## Collected data
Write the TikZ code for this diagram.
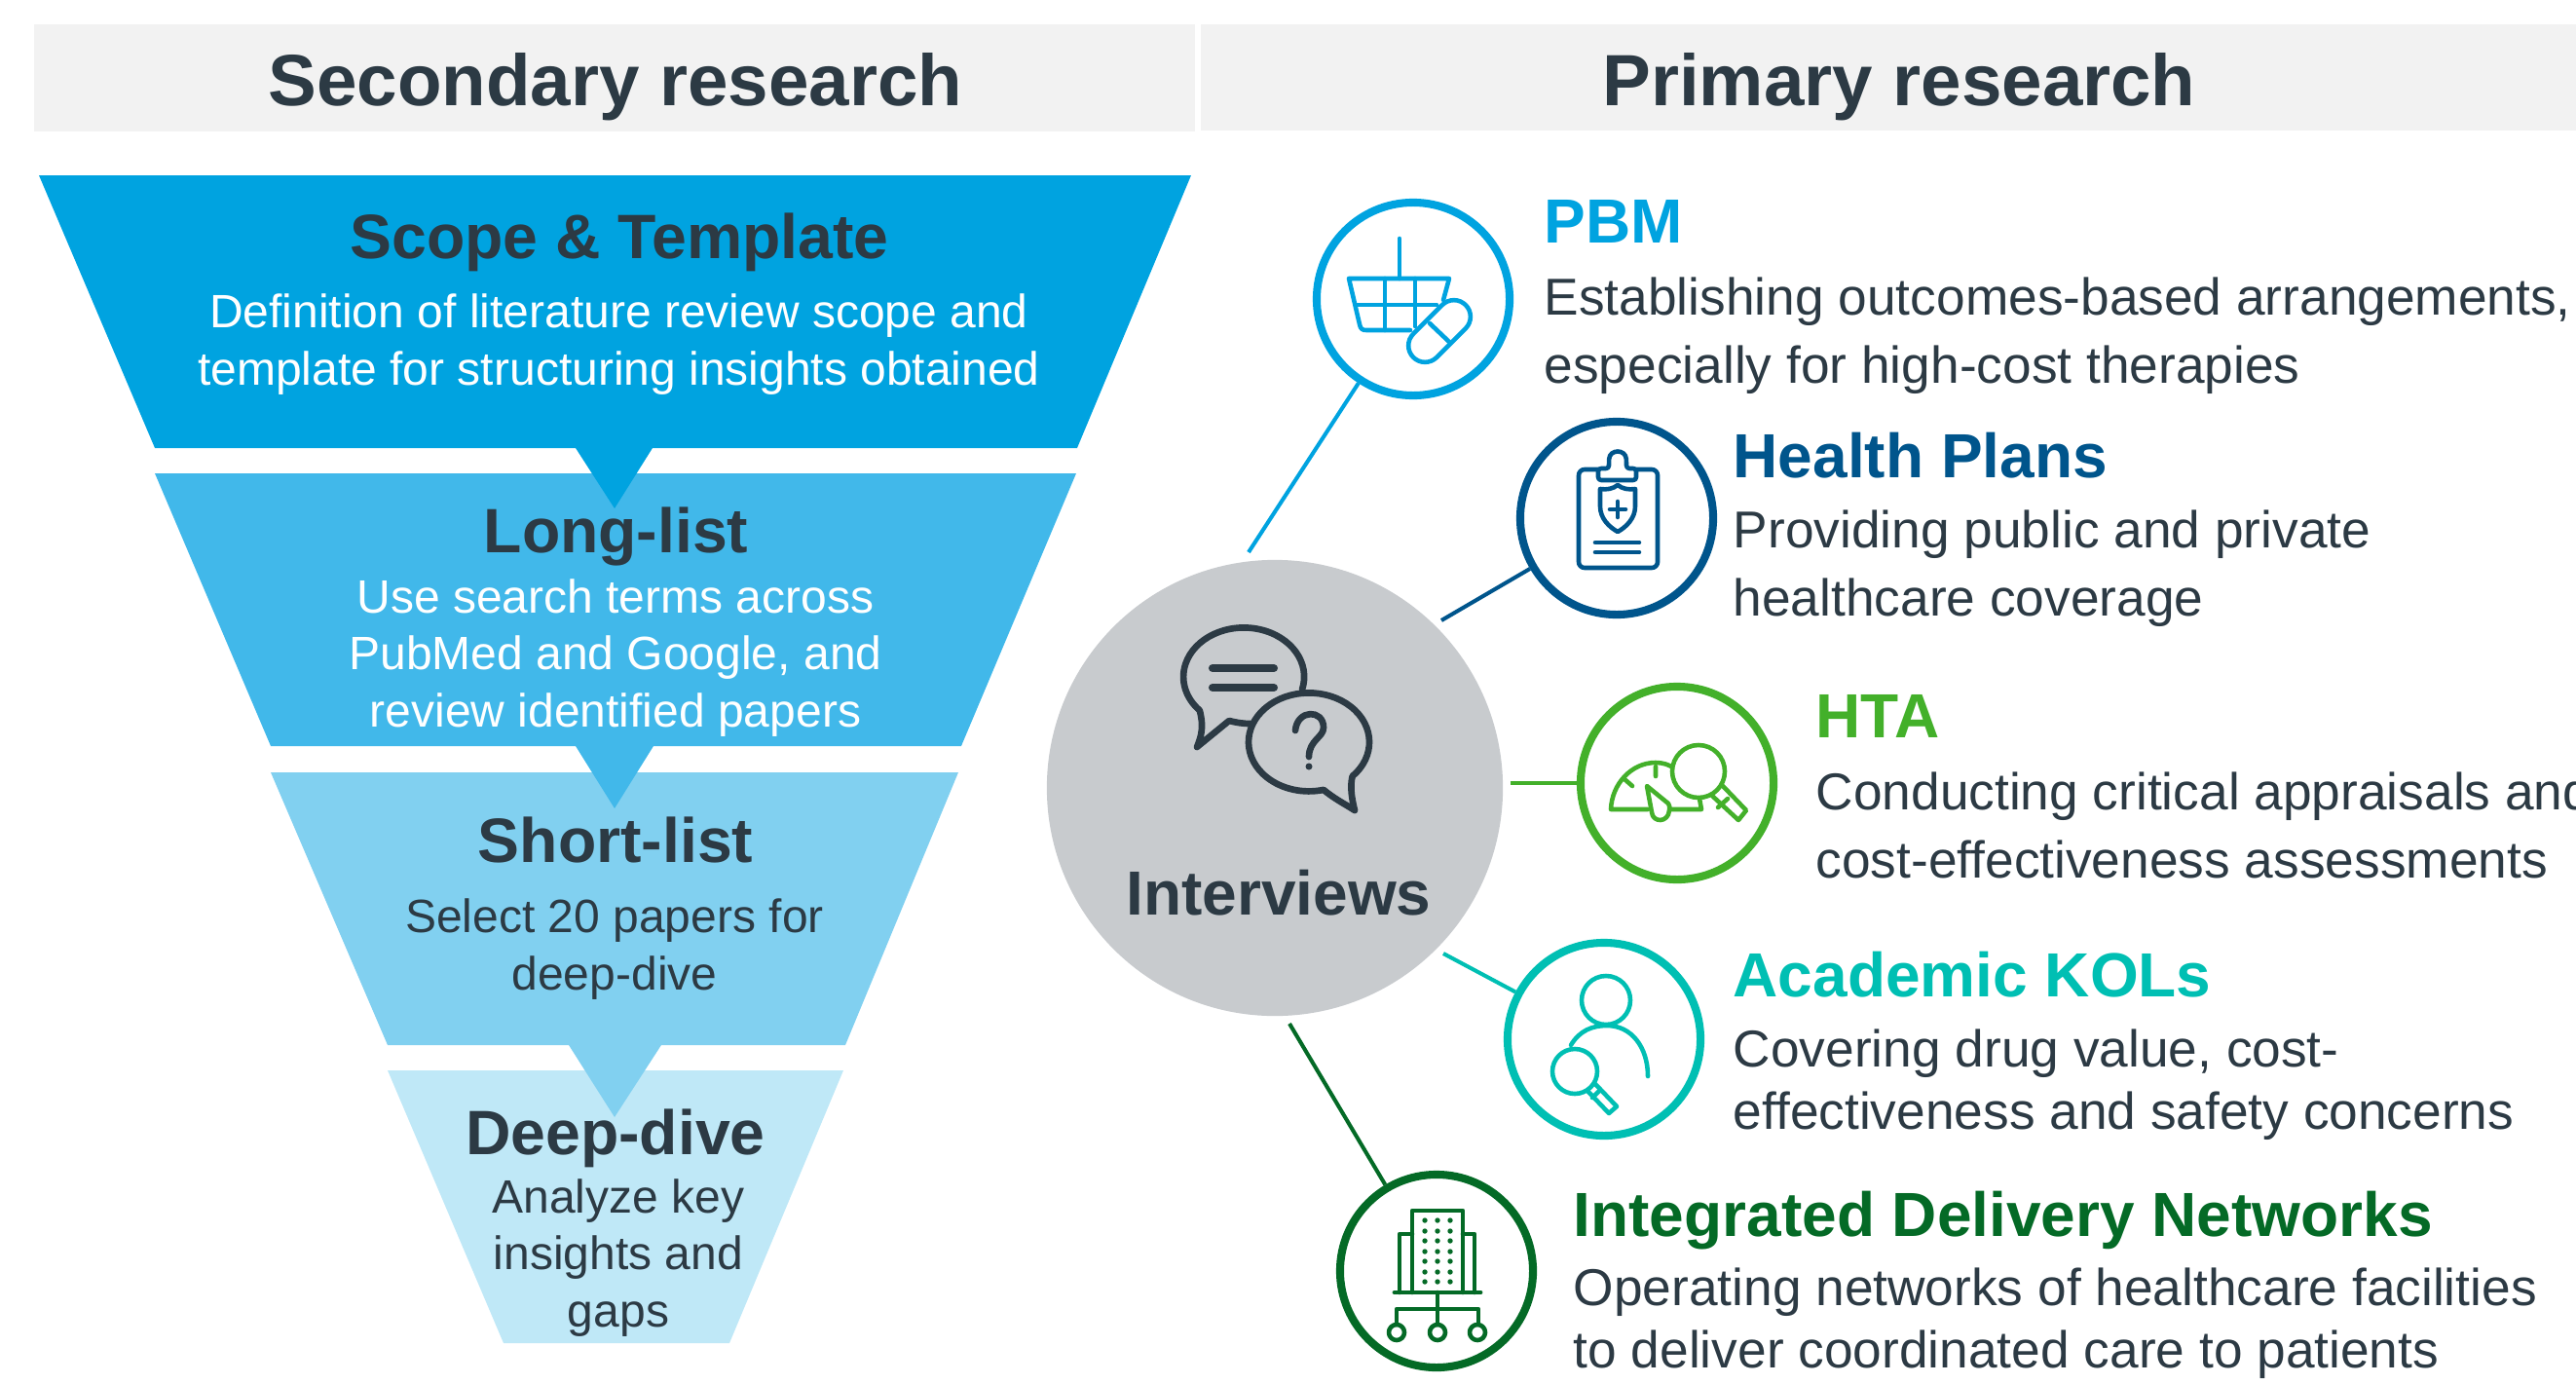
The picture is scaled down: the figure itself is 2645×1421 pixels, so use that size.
\documentclass[tikz,border=0pt]{standalone}
\usepackage{fontspec}
\setmainfont{Liberation Sans}
\definecolor{inkdark}{HTML}{2C3A44}
\definecolor{headgrey}{HTML}{F2F2F2}
\definecolor{ballgrey}{HTML}{C8CBCE}
\definecolor{stepa}{HTML}{00A3E0}
\definecolor{stepb}{HTML}{41B8EA}
\definecolor{stepc}{HTML}{81D0F0}
\definecolor{stepd}{HTML}{BFE8F7}
\definecolor{pbmblue}{HTML}{00A3E0}
\definecolor{planblue}{HTML}{00558C}
\definecolor{htagreen}{HTML}{43B02A}
\definecolor{kolteal}{HTML}{00BFB3}
\definecolor{idngreen}{HTML}{046A26}
\tikzstyle{header} = [inner sep=0, anchor=base, text=inkdark, font=\fontsize{21.2}{25}\selectfont\bfseries]
\tikzstyle{steptitle} = [inner sep=0, anchor=base, text=inkdark, font=\fontsize{18.3}{21}\selectfont\bfseries]
\tikzstyle{stepbody} = [inner sep=0, anchor=base, align=center, font=\fontsize{13.65}{16.5}\selectfont]
\tikzstyle{grouptitle} = [inner sep=0, anchor=base west, font=\fontsize{18.2}{21}\selectfont\bfseries]
\tikzstyle{groupbody} = [inner sep=0, anchor=base west, align=left, text=inkdark, font=\fontsize{15.15}{19.9}\selectfont]
\tikzstyle{ring} = [circle, draw, fill=white, line width=2.3pt, minimum size=1.98cm, inner sep=0]
\tikzstyle{link} = [draw, line width=1.15pt]
\tikzstyle{icon} = [line width=1.3pt, line cap=round, line join=round]
\begin{document}
\begin{tikzpicture}[x=0.01cm, y=-0.01cm]
	\useasboundingbox (0,0) rectangle (2645,1421);

	\fill[headgrey] (35,25) rectangle (1227,135);
	\fill[headgrey] (1233,25) rectangle (2645,134);
	\node[header] (secondary) at (632,108) {Secondary research};
	\node[header] (primary) at (1950,108) {Primary research};

	\fill[stepd] (398,1099) -- (866,1099) -- (749,1379) -- (517,1379) -- cycle;
	\fill[stepc] (278,793) -- (984,793) -- (868,1073) -- (679,1073) -- (631,1147) -- (584,1073) -- (398,1073) -- cycle;
	\fill[stepb] (159,486) -- (1105,486) -- (987,766) -- (671,766) -- (631,830) -- (591,766) -- (278,766) -- cycle;
	\fill[stepa] (40,180) -- (1223,180) -- (1106,460) -- (670,460) -- (631,522) -- (591,460) -- (159,460) -- cycle;

	\node[steptitle] (scope) at (636,265) {Scope \& Template};
	\node[stepbody, text=white] (scopetext) at (635.5,395) {Definition of literature review scope and\\template for structuring insights obtained};
	\node[steptitle] (longlist) at (632.5,567) {Long-list};
	\node[stepbody, text=white] (longtext) at (632,746) {Use search terms across\\PubMed and Google, and\\review identified papers};
	\node[steptitle] (shortlist) at (632,885.5) {Short-list};
	\node[stepbody, text=inkdark] (shorttext) at (631,1016) {Select 20 papers for\\deep-dive};
	\node[steptitle] (deepdive) at (632,1185) {Deep-dive};
	\node[stepbody, text=inkdark] (deeptext) at (635,1362) {Analyze key\\insights and\\gaps};

	\node[circle, fill=ballgrey, minimum size=4.68cm, inner sep=0] (interviews) at (1309,809) {};
	\node[inner sep=0, anchor=base, text=inkdark, font=\fontsize{18.2}{21}\selectfont\bfseries] (interviewstext) at (1313,939) {Interviews};

	\node[ring, draw=pbmblue] (pbm) at (1451,307) {};
	\node[ring, draw=planblue] (plans) at (1660,532) {};
	\node[ring, draw=htagreen] (hta) at (1722,804) {};
	\node[ring, draw=kolteal] (kol) at (1647,1067) {};
	\node[ring, draw=idngreen] (idn) at (1475,1305) {};

	\coordinate (pbmend) at (1282,567);
	\coordinate (plansend) at (1480,637);
	\coordinate (htaend) at (1551,804);
	\coordinate (kolend) at (1482,979);
	\coordinate (idnend) at (1324,1051);
	\path[link, pbmblue] (pbmend) -- (pbm);
	\path[link, planblue] (plansend) -- (plans);
	\path[link, htagreen] (htaend) -- (hta);
	\path[link, kolteal] (kolend) -- (kol);
	\path[link, idngreen] (idnend) -- (idn);

	\node[grouptitle, text=pbmblue] (pbmtitle) at (1585,249) {PBM};
	\node[groupbody] (pbmtext) at (1585,393) {Establishing outcomes-based arrangements,\\especially for high-cost therapies};
	\node[grouptitle, text=planblue] (planstitle) at (1779,490) {Health Plans};
	\node[groupbody] (planstext) at (1779,632) {Providing public and private\\healthcare coverage};
	\node[grouptitle, text=htagreen] (htatitle) at (1864,757) {HTA};
	\node[groupbody] (htatext) at (1864,901) {Conducting critical appraisals and\\cost-effectiveness assessments};
	\node[grouptitle, text=kolteal] (koltitle) at (1779,1023) {Academic KOLs};
	\node[groupbody, font=\fontsize{15.15}{18.2}\selectfont] (koltext) at (1779,1159) {Covering drug value, cost-\\effectiveness and safety concerns};
	\node[grouptitle, text=idngreen] (idntitle) at (1615,1269) {Integrated Delivery Networks};
	\node[groupbody, font=\fontsize{15.15}{18.2}\selectfont] (idntext) at (1615,1404) {Operating networks of healthcare facilities\\to deliver coordinated care to patients};

	\begin{scope}[icon, inkdark, line width=1.9pt]
		\draw (1337,708) arc[start angle=15, end angle=-223, x radius=62, y radius=50.5] .. controls (1236,745) and (1234,755) .. (1229,767) -- (1262,740) .. controls (1270,742) and (1276,743) .. (1284,743);
		\draw[line width=2.3pt] (1245,686) -- (1308,686) (1245,706) -- (1308,706);
		\draw (1388.6,797) arc[start angle=44, end angle=-284, x radius=62, y radius=50.5] .. controls (1370,820) and (1380,825) .. (1391,832) .. controls (1388,820) and (1386,808) .. (1388.6,797);
		\draw (1330,750) .. controls (1332,728) and (1359,728) .. (1359,747) .. controls (1359,757) and (1344,760) .. (1344,777);
		\fill (1344,787) circle (3.5);
	\end{scope}

	\begin{scope}[icon, pbmblue]
		\draw (1437,245) -- (1437,286);
		\draw (1385,286) -- (1488,286) -- (1482,308) (1385,286) -- (1396,333) .. controls (1397,338) and (1399,339) .. (1403,339) -- (1448,339);
		\draw (1393,313) -- (1475,313) (1422,286) -- (1422,339) (1453,286) -- (1453,335);
		\draw[fill=white, rotate around={45:(1478,340)}, rounded corners=0.17cm] (1440,323) rectangle (1516,357);
		\draw (1468,332) -- (1488,351);
	\end{scope}

	\begin{scope}[icon, planblue]
		\draw[rounded corners=0.06cm] (1621,482) rectangle (1702,583);
		\draw[fill=white, rounded corners=0.03cm] (1641,493) -- (1641,481) -- (1652,481) -- (1652,474) .. controls (1653,461) and (1669,461) .. (1670,474) -- (1670,481) -- (1680,481) -- (1680,493) -- cycle;
		\draw (1643,502) .. controls (1650,503) and (1656,502) .. (1661,498) .. controls (1666,502) and (1672,503) .. (1679,502) -- (1679,520) .. controls (1679,532) and (1670,541) .. (1661,546) .. controls (1652,541) and (1643,532) .. (1643,520) -- cycle;
		\draw (1661,515) -- (1661,531) (1653,523) -- (1669,523);
		\draw (1638,557) -- (1683,557) (1638,567) -- (1683,567);
	\end{scope}

	\begin{scope}[icon, htagreen]
		\draw (1692,831) -- (1654,831) .. controls (1655,805) and (1675,783) .. (1700,783) .. controls (1707,783) and (1714,785) .. (1719,789);
		\draw (1716,831) -- (1747,831) -- (1745,820);
		\draw (1700,787) -- (1700,797) (1668,800) -- (1676,807);
		\draw (1691,807) -- (1696,834) .. controls (1697,845) and (1713,845) .. (1714,832) .. controls (1715,829) and (1714,827) .. (1713,825) -- cycle;
		\draw[fill=white] (1744,792) circle (27);
		\draw (1769,807) -- (1793,832) -- (1785,842) -- (1758,817);
		\draw (1774,820) -- (1764,829);
	\end{scope}

	\begin{scope}[icon, kolteal]
		\draw (1649,1027) circle (25);
		\draw (1613,1073) .. controls (1622,1058) and (1635,1053) .. (1650,1053) .. controls (1675,1053) and (1692,1075) .. (1692,1105);
		\draw[fill=white] (1617,1100) circle (23);
		\draw (1638,1113) -- (1660,1136) -- (1652,1143) -- (1630,1120);
		\draw (1642,1120) -- (1635,1127);
	\end{scope}

	\begin{scope}[icon, idngreen]
		\draw (1450,1327) -- (1450,1243) -- (1502,1243) -- (1502,1327);
		\draw (1437,1327) -- (1437,1267) -- (1450,1267) (1514,1327) -- (1514,1267) -- (1502,1267);
		\draw[line width=1.4pt] (1432,1327) -- (1520,1327);
		\draw (1476,1327) -- (1476,1360) (1434,1360) -- (1434,1344) -- (1518,1344) -- (1518,1360);
		\foreach \cx in {1434,1476,1517}
			\draw (\cx,1368) circle (8);
		\foreach \dy in {1253,1264,1274,1285,1295,1306,1316}
			\foreach \dx in {1463,1476,1489}
				\fill (\dx,\dy) circle (2.7);
	\end{scope}
\end{tikzpicture}
\end{document}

## Your objective
Give again, word for word, every line from the top of the data through the line with "(primary) at (1950,108)", both ends included, and exclude the pictures.

## Exercise response
Write the TikZ code for this diagram.
The picture is scaled down: the figure itself is 2645×1421 pixels, so use that size.
\documentclass[tikz,border=0pt]{standalone}
\usepackage{fontspec}
\setmainfont{Liberation Sans}
\definecolor{inkdark}{HTML}{2C3A44}
\definecolor{headgrey}{HTML}{F2F2F2}
\definecolor{ballgrey}{HTML}{C8CBCE}
\definecolor{stepa}{HTML}{00A3E0}
\definecolor{stepb}{HTML}{41B8EA}
\definecolor{stepc}{HTML}{81D0F0}
\definecolor{stepd}{HTML}{BFE8F7}
\definecolor{pbmblue}{HTML}{00A3E0}
\definecolor{planblue}{HTML}{00558C}
\definecolor{htagreen}{HTML}{43B02A}
\definecolor{kolteal}{HTML}{00BFB3}
\definecolor{idngreen}{HTML}{046A26}
\tikzstyle{header} = [inner sep=0, anchor=base, text=inkdark, font=\fontsize{21.2}{25}\selectfont\bfseries]
\tikzstyle{steptitle} = [inner sep=0, anchor=base, text=inkdark, font=\fontsize{18.3}{21}\selectfont\bfseries]
\tikzstyle{stepbody} = [inner sep=0, anchor=base, align=center, font=\fontsize{13.65}{16.5}\selectfont]
\tikzstyle{grouptitle} = [inner sep=0, anchor=base west, font=\fontsize{18.2}{21}\selectfont\bfseries]
\tikzstyle{groupbody} = [inner sep=0, anchor=base west, align=left, text=inkdark, font=\fontsize{15.15}{19.9}\selectfont]
\tikzstyle{ring} = [circle, draw, fill=white, line width=2.3pt, minimum size=1.98cm, inner sep=0]
\tikzstyle{link} = [draw, line width=1.15pt]
\tikzstyle{icon} = [line width=1.3pt, line cap=round, line join=round]
\begin{document}
\begin{tikzpicture}[x=0.01cm, y=-0.01cm]
	\useasboundingbox (0,0) rectangle (2645,1421);

	\fill[headgrey] (35,25) rectangle (1227,135);
	\fill[headgrey] (1233,25) rectangle (2645,134);
	\node[header] (secondary) at (632,108) {Secondary research};
	\node[header] (primary) at (1950,108) {Primary research};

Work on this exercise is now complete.